**Task prompt:**
Please output every line of the material as it stands, without the pictures.

**Supplied material:**
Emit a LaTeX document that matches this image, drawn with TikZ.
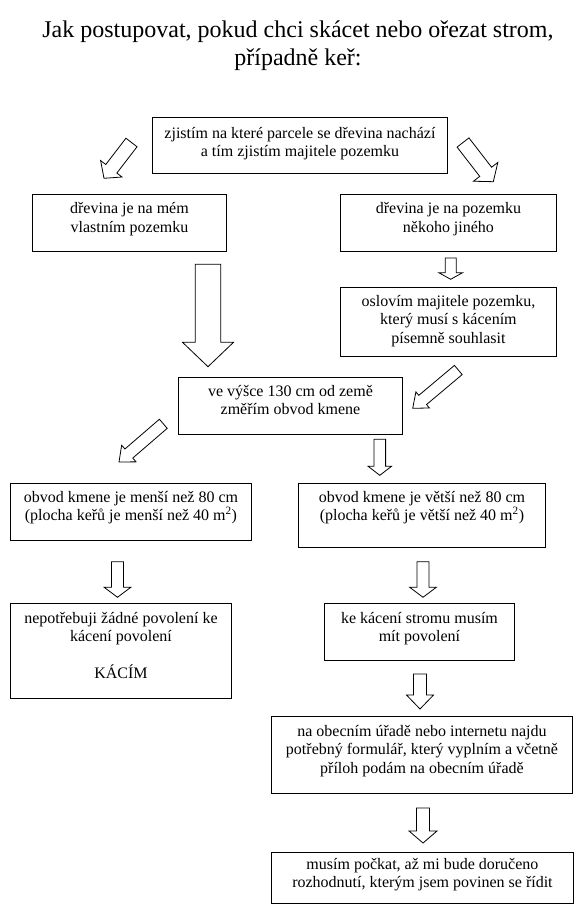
\documentclass[tikz,border=0pt]{standalone}
\usepackage{fontspec}
\setmainfont{Liberation Serif}
\usetikzlibrary{calc}
\tikzset{
  box/.style={draw=black, line width=0.9pt, fill=white, inner sep=0pt, anchor=north west},
  txt/.style={align=center, inner sep=0pt, anchor=north, font=\fontsize{16}{18.5}\selectfont},
  barrow/.style={draw=black, line width=0.8pt, fill=white, line join=miter},
}
\newcommand\blockarrow[5]{%
  \draw[barrow] ($(#1)!#3!90:(#2)$) -- ($(#2)!#5!(#1)!#3!-90:(#1)$) -- ($(#2)!#5!(#1)!#4!-90:(#1)$) -- (#2) -- ($(#2)!#5!(#1)!#4!90:(#1)$) -- ($(#2)!#5!(#1)!#3!90:(#1)$) -- ($(#1)!#3!-90:(#2)$) -- cycle;
}
\newcommand\fl{\rule{0pt}{13pt}}
\begin{document}
\begin{tikzpicture}[x=1pt, y=-1pt]
\useasboundingbox (0,0) rectangle (582,915);
\fill[white] (0,0) rectangle (582,915);

\node[anchor=north, align=center, inner sep=0pt, font=\fontsize{24}{28}\selectfont] (title) at (298,17)
  {\rule{0pt}{20pt}Jak postupovat, pokud chci skácet nebo ořezat strom,\\ případně keř:};

% boxes
\node[box, minimum width=295pt, minimum height=55.5pt] (b1) at (152,117) {};
\node[box, minimum width=194pt, minimum height=57pt] (b2) at (32,193.5) {};
\node[box, minimum width=216pt, minimum height=57pt] (b3) at (340,193.5) {};
\node[box, minimum width=216pt, minimum height=69pt] (b4) at (340,287) {};
\node[box, minimum width=224pt, minimum height=56.5pt] (b5) at (178,377) {};
\node[box, minimum width=241pt, minimum height=57pt] (b6) at (10,483) {};
\node[box, minimum width=247pt, minimum height=64pt] (b7) at (298,483) {};
\node[box, minimum width=221pt, minimum height=95pt] (b8) at (10,603) {};
\node[box, minimum width=190pt, minimum height=57pt] (b9) at (324,603) {};
\node[box, minimum width=301pt, minimum height=77pt] (b10) at (271,716) {};
\node[box, minimum width=302pt, minimum height=51pt] (b11) at (271,852) {};

% texts
\node[txt] (t1) at ($(b1.north)+(0,8)$) {\fl zjistím na které parcele se dřevina nachází\\ a tím zjistím majitele pozemku};
\node[txt] (t2) at ($(b2.north)+(0,7)$) {\fl dřevina je na mém\\ vlastním pozemku};
\node[txt] (t3) at ($(b3.north)+(0,7)$) {\fl dřevina je na pozemku\\ někoho jiného};
\node[txt] (t4) at ($(b4.north)+(0,6)$) {\fl oslovím majitele pozemku,\\ který musí s kácením\\ písemně souhlasit};
\node[txt] (t5) at ($(b5.north)+(0,6)$) {\fl ve výšce 130 cm od země\\ změřím obvod kmene};
\node[txt] (t6) at ($(b6.north)+(0,6)$) {\fl obvod kmene je menší než 80 cm\\ (plocha keřů je menší než 40 m\textsuperscript{2})};
\node[txt] (t7) at ($(b7.north)+(0,6)$) {\fl obvod kmene je větší než 80 cm\\ (plocha keřů je větší než 40 m\textsuperscript{2})};
\node[txt] (t8) at ($(b8.north)+(0,7)$) {\fl nepotřebuji žádné povolení ke\\ kácení povolení\\[18pt] KÁCÍM};
\node[txt] (t9) at ($(b9.north)+(0,7)$) {\fl ke kácení stromu musím\\ mít povolení};
\node[txt] (t10) at ($(b10.north)+(0,7)$) {\fl na obecním úřadě nebo internetu najdu\\ potřebný formulář, který vyplním a včetně\\ příloh podám na obecním úřadě};
\node[txt] (t11) at ($(b11.north)+(0,4)$) {\fl musím počkat, až mi bude doručeno\\ rozhodnutí, kterým jsem povinen se řídit};

% block arrows
\coordinate (a1s) at (131.5,142.5); \coordinate (a1e) at (104,178.3);
\blockarrow{a1s}{a1e}{7pt}{13.5pt}{12pt}
\coordinate (a2s) at (463,142.5); \coordinate (a2e) at (493.3,181.7);
\blockarrow{a2s}{a2e}{7.5pt}{15.4pt}{12.5pt}
\coordinate (a3s) at (208,264.3); \coordinate (a3e) at (208,366.7);
\blockarrow{a3s}{a3e}{12.8pt}{25.5pt}{24.4pt}
\coordinate (a4s) at (450.7,258); \coordinate (a4e) at (450.7,279.3);
\blockarrow{a4s}{a4e}{5.5pt}{11.7pt}{6.5pt}
\coordinate (a5s) at (458.3,370); \coordinate (a5e) at (412.7,408.3);
\blockarrow{a5s}{a5e}{6pt}{10.5pt}{13pt}
\coordinate (a6s) at (163.3,423.8); \coordinate (a6e) at (119,462);
\blockarrow{a6s}{a6e}{6pt}{11pt}{13pt}
\coordinate (a7s) at (379.8,439.3); \coordinate (a7e) at (379.8,475.3);
\blockarrow{a7s}{a7e}{5.8pt}{11.7pt}{9pt}
\coordinate (a8s) at (117.5,561.7); \coordinate (a8e) at (117.5,597.3);
\blockarrow{a8s}{a8e}{6pt}{13.3pt}{10pt}
\coordinate (a9s) at (423,561.7); \coordinate (a9e) at (423,597.3);
\blockarrow{a9s}{a9e}{6pt}{13.3pt}{10pt}
\coordinate (a10s) at (420,674); \coordinate (a10e) at (420,709);
\blockarrow{a10s}{a10e}{6.5pt}{13.5pt}{14pt}
\coordinate (a11s) at (423,808); \coordinate (a11e) at (423,843);
\blockarrow{a11s}{a11e}{6.5pt}{14pt}{12pt}
\end{tikzpicture}
\end{document}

**Answer for this exercise:**
Emit a LaTeX document that matches this image, drawn with TikZ.
\documentclass[tikz,border=0pt]{standalone}
\usepackage{fontspec}
\setmainfont{Liberation Serif}
\usetikzlibrary{calc}
\tikzset{
  box/.style={draw=black, line width=0.9pt, fill=white, inner sep=0pt, anchor=north west},
  txt/.style={align=center, inner sep=0pt, anchor=north, font=\fontsize{16}{18.5}\selectfont},
  barrow/.style={draw=black, line width=0.8pt, fill=white, line join=miter},
}
\newcommand\blockarrow[5]{%
  \draw[barrow] ($(#1)!#3!90:(#2)$) -- ($(#2)!#5!(#1)!#3!-90:(#1)$) -- ($(#2)!#5!(#1)!#4!-90:(#1)$) -- (#2) -- ($(#2)!#5!(#1)!#4!90:(#1)$) -- ($(#2)!#5!(#1)!#3!90:(#1)$) -- ($(#1)!#3!-90:(#2)$) -- cycle;
}
\newcommand\fl{\rule{0pt}{13pt}}
\begin{document}
\begin{tikzpicture}[x=1pt, y=-1pt]
\useasboundingbox (0,0) rectangle (582,915);
\fill[white] (0,0) rectangle (582,915);

\node[anchor=north, align=center, inner sep=0pt, font=\fontsize{24}{28}\selectfont] (title) at (298,17)
  {\rule{0pt}{20pt}Jak postupovat, pokud chci skácet nebo ořezat strom,\\ případně keř:};

% boxes
\node[box, minimum width=295pt, minimum height=55.5pt] (b1) at (152,117) {};
\node[box, minimum width=194pt, minimum height=57pt] (b2) at (32,193.5) {};
\node[box, minimum width=216pt, minimum height=57pt] (b3) at (340,193.5) {};
\node[box, minimum width=216pt, minimum height=69pt] (b4) at (340,287) {};
\node[box, minimum width=224pt, minimum height=56.5pt] (b5) at (178,377) {};
\node[box, minimum width=241pt, minimum height=57pt] (b6) at (10,483) {};
\node[box, minimum width=247pt, minimum height=64pt] (b7) at (298,483) {};
\node[box, minimum width=221pt, minimum height=95pt] (b8) at (10,603) {};
\node[box, minimum width=190pt, minimum height=57pt] (b9) at (324,603) {};
\node[box, minimum width=301pt, minimum height=77pt] (b10) at (271,716) {};
\node[box, minimum width=302pt, minimum height=51pt] (b11) at (271,852) {};

% texts
\node[txt] (t1) at ($(b1.north)+(0,8)$) {\fl zjistím na které parcele se dřevina nachází\\ a tím zjistím majitele pozemku};
\node[txt] (t2) at ($(b2.north)+(0,7)$) {\fl dřevina je na mém\\ vlastním pozemku};
\node[txt] (t3) at ($(b3.north)+(0,7)$) {\fl dřevina je na pozemku\\ někoho jiného};
\node[txt] (t4) at ($(b4.north)+(0,6)$) {\fl oslovím majitele pozemku,\\ který musí s kácením\\ písemně souhlasit};
\node[txt] (t5) at ($(b5.north)+(0,6)$) {\fl ve výšce 130 cm od země\\ změřím obvod kmene};
\node[txt] (t6) at ($(b6.north)+(0,6)$) {\fl obvod kmene je menší než 80 cm\\ (plocha keřů je menší než 40 m\textsuperscript{2})};
\node[txt] (t7) at ($(b7.north)+(0,6)$) {\fl obvod kmene je větší než 80 cm\\ (plocha keřů je větší než 40 m\textsuperscript{2})};
\node[txt] (t8) at ($(b8.north)+(0,7)$) {\fl nepotřebuji žádné povolení ke\\ kácení povolení\\[18pt] KÁCÍM};
\node[txt] (t9) at ($(b9.north)+(0,7)$) {\fl ke kácení stromu musím\\ mít povolení};
\node[txt] (t10) at ($(b10.north)+(0,7)$) {\fl na obecním úřadě nebo internetu najdu\\ potřebný formulář, který vyplním a včetně\\ příloh podám na obecním úřadě};
\node[txt] (t11) at ($(b11.north)+(0,4)$) {\fl musím počkat, až mi bude doručeno\\ rozhodnutí, kterým jsem povinen se řídit};

% block arrows
\coordinate (a1s) at (131.5,142.5); \coordinate (a1e) at (104,178.3);
\blockarrow{a1s}{a1e}{7pt}{13.5pt}{12pt}
\coordinate (a2s) at (463,142.5); \coordinate (a2e) at (493.3,181.7);
\blockarrow{a2s}{a2e}{7.5pt}{15.4pt}{12.5pt}
\coordinate (a3s) at (208,264.3); \coordinate (a3e) at (208,366.7);
\blockarrow{a3s}{a3e}{12.8pt}{25.5pt}{24.4pt}
\coordinate (a4s) at (450.7,258); \coordinate (a4e) at (450.7,279.3);
\blockarrow{a4s}{a4e}{5.5pt}{11.7pt}{6.5pt}
\coordinate (a5s) at (458.3,370); \coordinate (a5e) at (412.7,408.3);
\blockarrow{a5s}{a5e}{6pt}{10.5pt}{13pt}
\coordinate (a6s) at (163.3,423.8); \coordinate (a6e) at (119,462);
\blockarrow{a6s}{a6e}{6pt}{11pt}{13pt}
\coordinate (a7s) at (379.8,439.3); \coordinate (a7e) at (379.8,475.3);
\blockarrow{a7s}{a7e}{5.8pt}{11.7pt}{9pt}
\coordinate (a8s) at (117.5,561.7); \coordinate (a8e) at (117.5,597.3);
\blockarrow{a8s}{a8e}{6pt}{13.3pt}{10pt}
\coordinate (a9s) at (423,561.7); \coordinate (a9e) at (423,597.3);
\blockarrow{a9s}{a9e}{6pt}{13.3pt}{10pt}
\coordinate (a10s) at (420,674); \coordinate (a10e) at (420,709);
\blockarrow{a10s}{a10e}{6.5pt}{13.5pt}{14pt}
\coordinate (a11s) at (423,808); \coordinate (a11e) at (423,843);
\blockarrow{a11s}{a11e}{6.5pt}{14pt}{12pt}
\end{tikzpicture}
\end{document}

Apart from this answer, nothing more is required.